Virtualization for Verifying Functional Safety of Highly Automated Driving Using the Example of a Real ECU Project

Abstract

Validating and verifying highly automated driving (HAD) systems is a huge challenge due to their complexity, short development cycles, and legal safety requirements. The latter are defined by ISO 26262, a standard for functional safety of automotive electric/electronic systems. ECU virtualization is key to mastering this challenge because it allows to transfer testing tasks from the road to simulations on a large scale. If a data-driven approach is chosen for this purpose, comprehensive, loss-free, and time-synchronized recordings of measurement data are required, which must be gathered during extensive test drives. Huge data volumes are the result. These volumes need to be managed, categorized, and processed in a way that they can serve as an input for simulated test drives later.

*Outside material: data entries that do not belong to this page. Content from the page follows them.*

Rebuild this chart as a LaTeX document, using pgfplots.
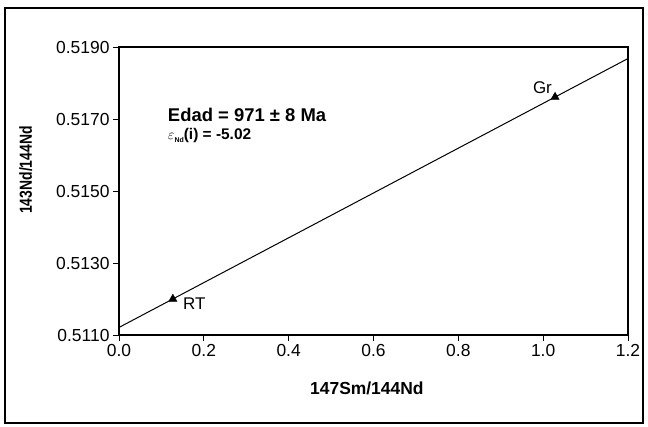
\documentclass[border=0pt]{standalone}
\usepackage{pgfplots}
\pgfplotsset{compat=1.18}
\usepackage{fontspec}
\setmainfont{Liberation Sans}
\begin{document}
\begin{tikzpicture}
\useasboundingbox (0bp,0bp) rectangle (648bp,427bp);
\draw[line width=1.6bp] (5bp,4bp) rectangle (643bp,419bp);
\begin{axis}[
  at={(119bp,92bp)}, anchor=south west,
  scale only axis, width=509bp, height=288bp,
  xmin=0, xmax=1.2, ymin=0.5110, ymax=0.5190,
  xtick={0,0.2,...,1.2},
  ytick={0.5110,0.5130,0.5150,0.5170,0.5190},
  axis line style={line width=1.1bp},
  tick style={black, line width=0.9bp},
  tick align=outside, major tick length=6bp,
  xtick pos=bottom, ytick pos=left,
  scaled y ticks=false, scaled x ticks=false,
  xticklabel={\pgfmathprintnumber[assume math mode=true,fixed,fixed zerofill,precision=1]{\tick}},
  yticklabel={\pgfmathprintnumber[assume math mode=true,fixed,fixed zerofill,precision=4]{\tick}},
  tick label style={font=\fontsize{17.5}{19}\selectfont},
  xlabel={\textbf{147Sm/144Nd}},
  ylabel={\scalebox{0.8}[1]{\textbf{143Nd/144Nd}}},
  label style={font=\fontsize{17.5}{19}\selectfont},
  xlabel style={at={(axis description cs:0.487,-0.184)}, anchor=center},
  ylabel style={at={(axis description cs:-0.183,0.573)}, anchor=center},
  clip=false,
]
\addplot[black, line width=1bp] coordinates {(0,0.51121) (1.2,0.51868)};
\addplot[only marks, mark=triangle*, mark size=4.8bp, black] coordinates {(0.127,0.51200) (1.028,0.51761)};
\node[anchor=north west, font=\fontsize{17}{19}\selectfont, inner sep=0pt] at (axis cs:0.151,0.51203) {RT};
\node[anchor=south east, font=\fontsize{17}{19}\selectfont, inner sep=0pt] at (axis cs:1.021,0.51769) {Gr};
\node[anchor=base west, font=\bfseries\fontsize{18.5}{20}\selectfont, inner sep=0pt] at (axis cs:0.115,0.51694) {Edad = 971 ± 8 Ma};
\node[anchor=base west, font=\bfseries\fontsize{15.5}{17}\selectfont, inner sep=0pt] at (axis cs:0.115,0.51642) {$\varepsilon$\raisebox{-0.3ex}{\fontsize{7}{8}\selectfont Nd}(i) = -5.02};
\end{axis}
\end{tikzpicture}
\end{document}
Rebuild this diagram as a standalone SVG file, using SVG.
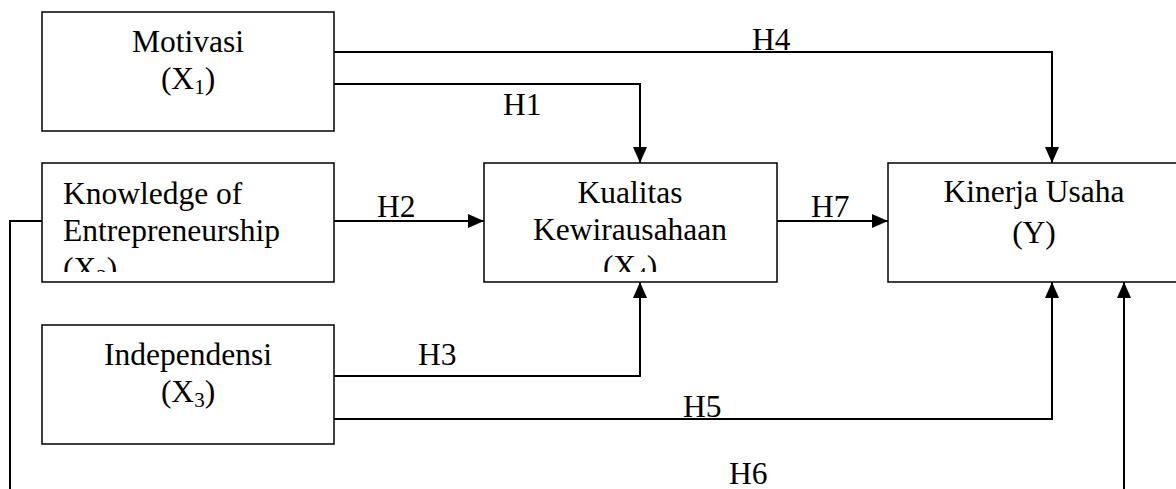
<svg xmlns="http://www.w3.org/2000/svg" width="1176" height="489" viewBox="0 0 1176 489">
<style>
.box{fill:#fff;stroke:#000;stroke-width:1.5}
.t{font-family:"Liberation Serif",Tinos,"Times New Roman","DejaVu Serif",serif;font-size:31.5px;fill:#000}
.c{text-anchor:middle}
.sub{font-size:21px}
.ln{fill:none;stroke:#000;stroke-width:2;marker-end:url(#ah)}
</style>
<defs>
<marker id="ah" markerUnits="userSpaceOnUse" markerWidth="16" markerHeight="14" refX="16" refY="7" orient="auto">
<path d="M0,0 L16,7 L0,14 z" fill="#000"/>
</marker>
<clipPath id="clipK"><rect x="42" y="163" width="292" height="109"/></clipPath>
<clipPath id="clipQ"><rect x="484" y="163" width="293" height="109"/></clipPath>
</defs>
<rect width="1176" height="489" fill="#fff"/>
<g id="connectors">
<path class="ln" d="M334,52 H1052 V163"/>
<path class="ln" d="M334,84 H640 V163"/>
<path class="ln" d="M334,221 H484"/>
<path class="ln" d="M777,221 H888"/>
<path class="ln" d="M334,376 H640 V282"/>
<path class="ln" d="M334,419 H1052 V282"/>
<path class="ln" d="M42,221 H10 V520 H1124 V282"/>
<text class="t" x="752" y="50">H4</text>
<text class="t" x="503" y="115">H1</text>
<text class="t" x="377" y="217">H2</text>
<text class="t" x="811" y="217">H7</text>
<text class="t" x="418" y="365">H3</text>
<text class="t" x="683" y="417">H5</text>
<text class="t" x="729" y="484">H6</text>
</g>
<g id="motivasi">
<rect class="box" x="42" y="12" width="292" height="119"/>
<text class="t c" x="188" y="52">Motivasi</text>
<text class="t c" x="188" y="89">(X<tspan class="sub" dy="5">1</tspan><tspan dy="-5">)</tspan></text>
</g>
<g id="knowledge">
<rect class="box" x="42" y="163" width="292" height="119"/>
<g clip-path="url(#clipK)">
<text class="t" x="63" y="204">Knowledge of</text>
<text class="t" x="63" y="241">Entrepreneurship</text>
<text class="t" x="63" y="279">(X<tspan class="sub" dy="5">2</tspan><tspan dy="-5">)</tspan></text>
</g>
</g>
<g id="independensi">
<rect class="box" x="42" y="325" width="292" height="119"/>
<text class="t c" x="188" y="365">Independensi</text>
<text class="t c" x="188" y="402">(X<tspan class="sub" dy="5">3</tspan><tspan dy="-5">)</tspan></text>
</g>
<g id="kualitas">
<rect class="box" x="484" y="163" width="293" height="119"/>
<g clip-path="url(#clipQ)">
<text class="t c" x="630" y="203">Kualitas</text>
<text class="t c" x="630" y="240">Kewirausahaan</text>
<text class="t c" x="630" y="277">(X<tspan class="sub" dy="5">4</tspan><tspan dy="-5">)</tspan></text>
</g>
</g>
<g id="kinerja">
<rect class="box" x="888" y="163" width="300" height="119"/>
<text class="t c" x="1034" y="202">Kinerja Usaha</text>
<text class="t c" x="1034" y="243">(Y)</text>
</g>
</svg>
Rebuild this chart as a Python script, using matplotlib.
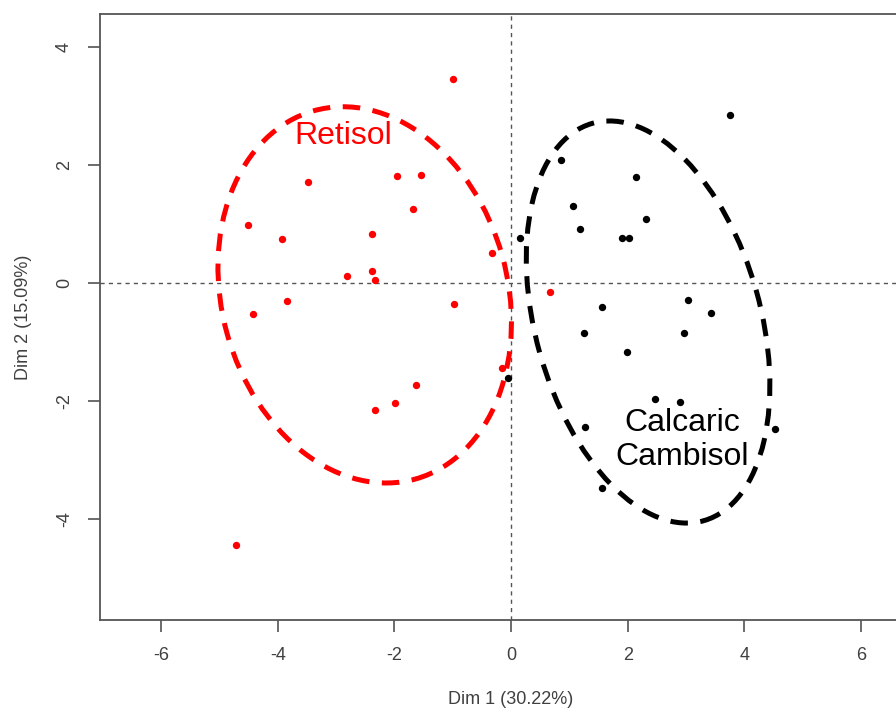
import matplotlib
matplotlib.use("Agg")
import matplotlib.pyplot as plt
from matplotlib.patches import Ellipse

plt.rcParams["font.family"] = ["Liberation Sans", "DejaVu Sans"]
plt.rcParams["axes.unicode_minus"] = False

# individuals, Dim 1 / Dim 2 coordinates
retisol_x = [-0.99, -3.48, -1.96, -1.54, -1.68, -4.52, -3.93, -2.38, -0.33, -2.82,
             -2.38, -2.33, -3.84, -4.43, -0.98, 0.67, -0.15, -1.63, -1.99, -2.33, -4.72]
retisol_y = [3.46, 1.71, 1.82, 1.83, 1.26, 0.98, 0.75, 0.83, 0.51, 0.12,
             0.20, 0.06, -0.30, -0.52, -0.36, -0.15, -1.44, -1.73, -2.03, -2.15, -4.44]

cambisol_x = [3.76, 0.86, 2.14, 1.06, 2.31, 1.19, 1.91, 2.02, 0.15, 3.03, 1.56,
              3.43, 1.25, 2.97, 1.98, -0.05, 2.47, 2.90, 1.27, 4.53, 1.56]
cambisol_y = [2.85, 2.08, 1.80, 1.31, 1.08, 0.91, 0.76, 0.76, 0.77, -0.29, -0.40,
              -0.50, -0.85, -0.85, -1.17, -1.61, -1.96, -2.02, -2.44, -2.47, -3.48]

# confidence ellipses: center x, center y, width, height, angle
retisol_ell = (-2.51, -0.20, 4.9, 6.48, 15.8)
cambisol_ell = (2.35, -0.66, 3.86, 7.0, 15.9)

x_ticks = [-6, -4, -2, 0, 2, 4, 6]
y_ticks = [-4, -2, 0, 2, 4]

fig = plt.figure(figsize=(8.96, 7.11), dpi=100)
# axes run past the right edge, the original is cropped there
ax = fig.add_axes([0.1116, 0.128, 0.9208, 0.8523])
ax.set_xlim(-7.05, 7.1)
ax.set_ylim(-5.71, 4.56)

ax.axhline(0, color="#555555", lw=1, linestyle=(0, (3, 3)), zorder=1)
ax.axvline(0, color="#555555", lw=1, linestyle=(0, (3, 3)), zorder=1)

ax.plot(retisol_x, retisol_y, "o", color="#ff0000", ms=5.3, mec="none", zorder=3)
ax.plot(cambisol_x, cambisol_y, "o", color="black", ms=5.3, mec="none", zorder=3)

for (cx, cy, w, h, ang), col in [(retisol_ell, "#ff0000"), (cambisol_ell, "black")]:
    e = Ellipse((cx, cy), w, h, angle=ang, fill=False, edgecolor=col,
                lw=3.6, linestyle=(0, (3.5, 2.5)), zorder=2)
    ax.add_patch(e)

ax.text(-2.88, 2.49, "Retisol", color="#ff0000", fontsize=23, ha="center", va="center")
ax.text(2.93, -2.66, "Calcaric\nCambisol", color="black", fontsize=23,
        ha="center", va="center", linespacing=1.2)

ax.set_xticks(x_ticks)
ax.set_yticks(y_ticks)
ax.tick_params(length=8.5, width=1.1, color="#444444", labelcolor="#404040",
               labelsize=13, pad=11)
for lab in ax.get_yticklabels():
    lab.set_rotation(90)
    lab.set_va("center")

for side in ["left", "bottom", "top", "right"]:
    ax.spines[side].set_color("#555555")
    ax.spines[side].set_linewidth(1.3)

fig.text(511 / 896, 1 - 700 / 711, "Dim 1 (30.22%)", ha="center", va="center",
         fontsize=13, color="#404040")
fig.text(23 / 896, 1 - 317 / 711, "Dim 2 (15.09%)", ha="center", va="center",
         fontsize=13, color="#404040", rotation=90)

fig.savefig("out.png", dpi=100)
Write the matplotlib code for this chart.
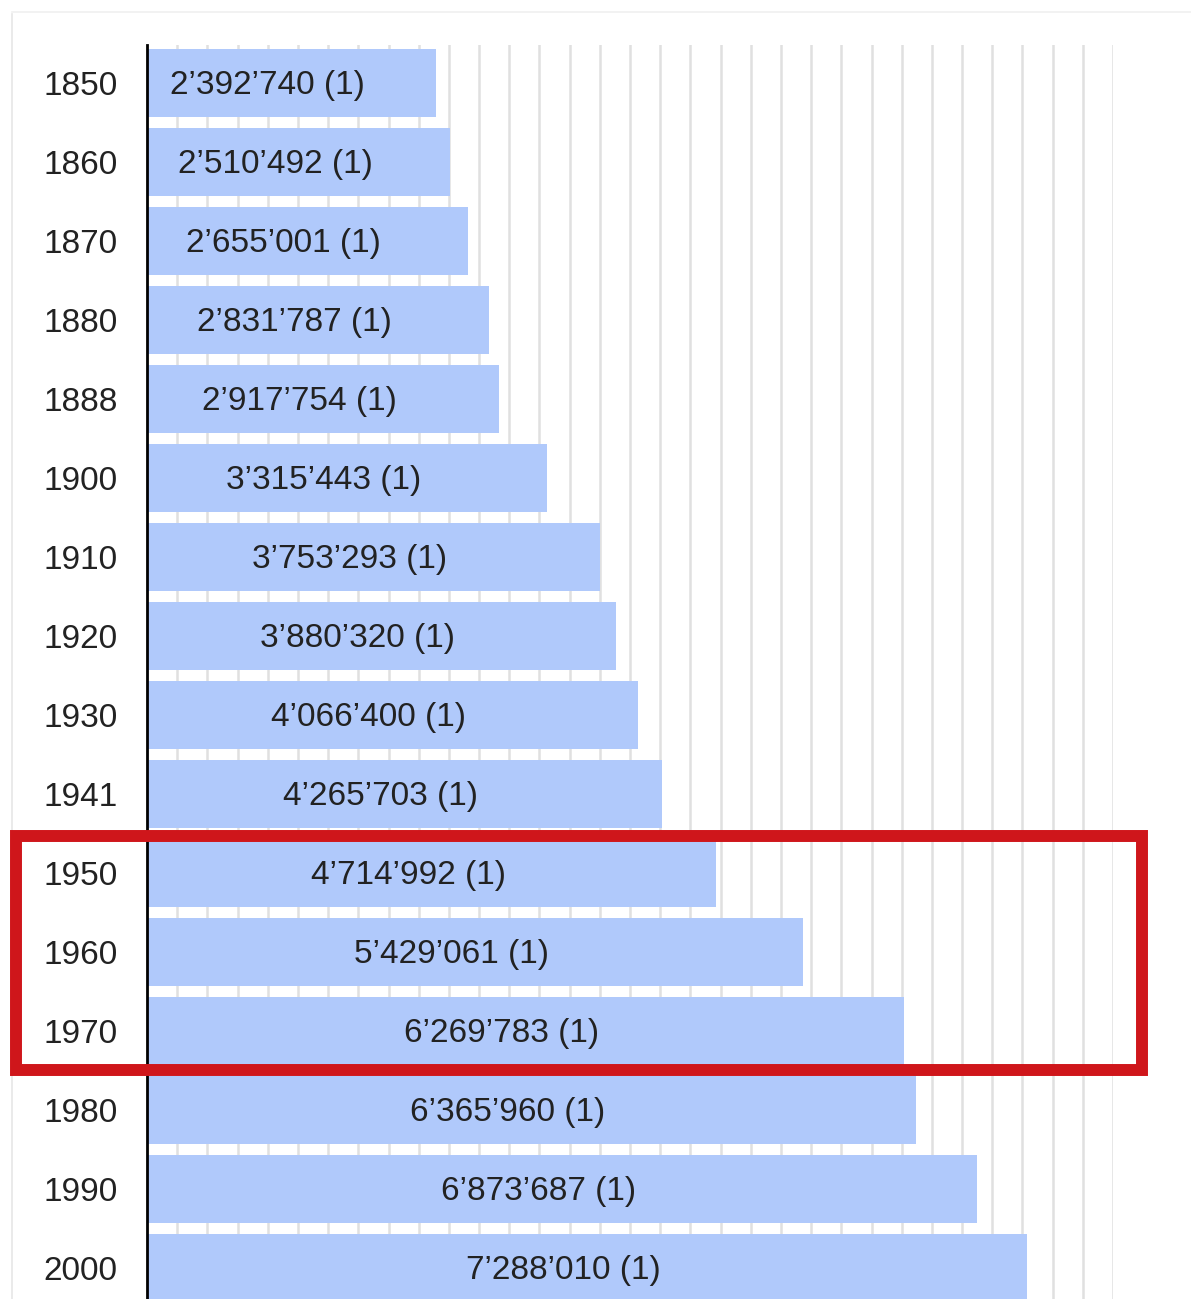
import matplotlib
matplotlib.use("Agg")
import matplotlib.pyplot as plt
from matplotlib.patches import Rectangle
from matplotlib.lines import Line2D

years = ["1850", "1860", "1870", "1880", "1888", "1900", "1910", "1920",
         "1930", "1941", "1950", "1960", "1970", "1980", "1990", "2000"]
population = [2392740, 2510492, 2655001, 2831787, 2917754, 3315443, 3753293, 3880320,
              4066400, 4265703, 4714992, 5429061, 6269783, 6365960, 6873687, 7288010]
footnotes = ["(1)"] * len(years)
highlight = ["1950", "1960", "1970"]

plt.rcParams['font.family'] = ['Liberation Sans', 'DejaVu Sans']

W, H = 1191, 1299
fig = plt.figure(figsize=(W / 100, H / 100), dpi=100)

def fx(px):
    return px / W

def fy(py):
    return 1 - py / H

x0, x1 = 147, 1113
ytop = 45
ax = fig.add_axes([fx(x0), 0, fx(x1) - fx(x0), fy(ytop)])

pitch = 79.0
c0 = 83.0
ax.set_xlim(0, 8_000_000)
ax.set_ylim((H - c0) / pitch, -(c0 - ytop) / pitch)

pos = list(range(len(years)))
ax.barh(pos, population, height=0.86, color='#b0c9fb', zorder=2)

for i, (v, fn) in enumerate(zip(population, footnotes)):
    lab = f"{v:,}".replace(",", "\u2019") + " " + fn
    ax.annotate(lab, xy=(v / 2, i), xytext=(-17, -2), textcoords='offset points',
                ha='center', va='center', fontsize=24, color='#222222', zorder=3)

ax.set_yticks(pos)
ax.set_yticklabels(years, fontsize=24, color='#222222')
ax.tick_params(axis='y', length=0, pad=21)
ax.set_xticks([k * 250_000 for k in range(1, 33)])
ax.tick_params(axis='x', length=0, labelbottom=False)
ax.grid(axis='x', color='#e0e0e0', linewidth=1.8, zorder=1)
ax.set_axisbelow(True)
for s in ['top', 'right', 'bottom']:
    ax.spines[s].set_visible(False)
ax.spines['left'].set_color('black')
ax.spines['left'].set_linewidth(2)
ax.spines['left'].set_zorder(4)

# outer light frame
fig.add_artist(Line2D([fx(12), fx(12)], [fy(14), 0], color='#e6e6e6', linewidth=1.2))
fig.add_artist(Line2D([fx(12), 1], [fy(12), fy(12)], color='#f0f0f0', linewidth=1.2))

# red highlight box around 1950-1970
i_first = years.index(highlight[0])
i_last = years.index(highlight[-1])
top_px = c0 + pitch * (i_first - 0.5) + 2
bot_px = c0 + pitch * (i_last + 0.5) - 1
rect = Rectangle((fx(16), fy(bot_px)), fx(1142) - fx(16), fy(top_px) - fy(bot_px),
                 transform=fig.transFigure, fill=False, edgecolor='#cf161b',
                 linewidth=8.6, zorder=10)
fig.add_artist(rect)

fig.savefig("out.png", dpi=100)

In case of a model-driven approach, the accuracy of the models of driver, vehicle and environment is crucial to obtain meaningful test results. During ECU virtualization, it is vital that the virtual ECU reproduces the behavior of the real ECU as closely as possible. ETAS ISOLAR-EVE can provide substantial benefit due to its way of virtualization. In the end, the value of virtualization depends on sufficient equivalence of the simulated system behavior with the real system behavior. If this can be proven, simulation and virtualization can minimize the need for expensive prototypes, test vehicles, and test drives, while at the same time satisfying legal requirements. In addition, virtualization allows to keep development cycles short and costs limited. The feasibility of this approach is shown using the example of a real ECU project, for which ETAS has provided tools and consulting.